My blog sat idle all week.  Since I do not have thousands of visitors per day…yet?…the internet seems to have continued on without noticing; but I am extremely hopeful that the same people who would have read this new post last week will read it now.

Honor The Traditions.  We have visited this beach town many times, sometimes for a full week, and sometimes for a long weekend.  My wife and I even went there pre-kids, sometimes in the middle of winter.  So we have picked up many traditions over 20+ years:  a particular family-run ice cream shop; sand castle construction; the boogie board; a favorite pizza place; volleyball; ‘scopes’ pictures on the beach; dinner at a restaurant with tables on the sand, a few feet from baywater; the ever-popular mini-golf; trying to get a kite in the air; whatever book one of us might have been “saving for the beach”;…and the list goes on.

During the week, we managed to work in everything on everyone’s “But we always ____!” list except for the mini-golf–which I can rectify at a ‘course’ nearby now that we are home.

Ease Up on the Penny Pinching.  I’m not afraid to spend money on family fun, but I like to save where I can.  If something we use is available at Costco, the 6-month supply size is my first choice, preferably during a month when that product is in the coupon book.  If we are headed to an amusement park, it is a point of pride for me to find a discount code.  Before many vacations I have been known to scour the internet for weeks to secure the next-to-impossible hotel rate or airfare.  But once we’re “on the ground” for a vacation, I’ve found that fewer members of my family want to hurt me if I back off a little on the money front.

In my own mind, we freed up more money this year for meals and snacks by outfitting the condo with groceries.  Everyone enjoyed both sides of that equation:  We had some menu food, but we also had a hot, homemade breakfast in the apartment each morning and beach-friendly lunches in a cooler under the umbrella most days.  Still, meals are only one type of expense, which leads me to…
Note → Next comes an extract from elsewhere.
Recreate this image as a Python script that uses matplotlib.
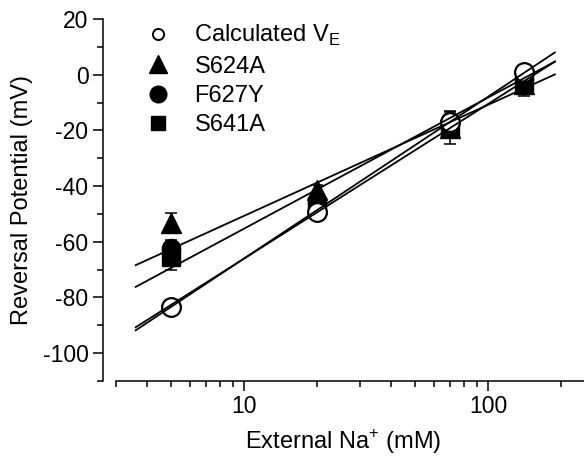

Empower the Kids to Spend Their Own Money.  Our kids have an outstanding income source:  their grandparents.  Whenever we are headed out of town, both grandfathers like to present each child with some spending money.  So souvenirs, trips to the candy shop, etc.–anything that one of the kids wants but that is not part of meals or full-family activities–are their own purchases.

It’s amazing how much more frugal and savvy a 9, 13, or 16 year old becomes when the money is coming from his or her own wallet.

Don’t Overload (or allow others to overload) Our Schedule  As a family, we are skilled enough at over-committing ourselves, but when traveling with others it is that much easier for the vacation to become busier than regular life at home.  And on this trip we were staying in the same building as my wife’s parents and her sister’s family.

We spent plenty of time with grandparents, aunt & uncle, and cousins during the week, but we also preserved our own family time.  We opted out of a few early dinners (the norm for all of the in-laws) to stay on the beach well after the lifeguards had left for the day–We enjoy that.  It’s more peaceful and quite a bit cooler with the sun dropping behind the condo, some of our favorite beach time.  Instead of joining the relatives in the evening, we stayed in for a quiet dinner for 5 and the Olympics on TV.

It’s telling that our 13 year old commented as we left for home that “it was nice not to be rushing to get to reservations every night this year.”  Mouths of babes?

So It’s a Deal.  My goal for our next vacation is to keep the “off” in “time off” and to remember the trite “working vacation” oxymoron….which reminds me of the time I used the term oxymoron in an English classroom and one of my students actually raised his hand to ask, “Did you just call someone in here a dumb cow?”  But that’s a story for another time.

Note:  To be clear, the opinions expressed in this post are my own.  DadKnowsBetter has not been compensated, encouraged, or otherwise influenced to mention or promote any place, business, or activity in this post.  Neither have I been coerced or threatened not to mention our extended family–yet.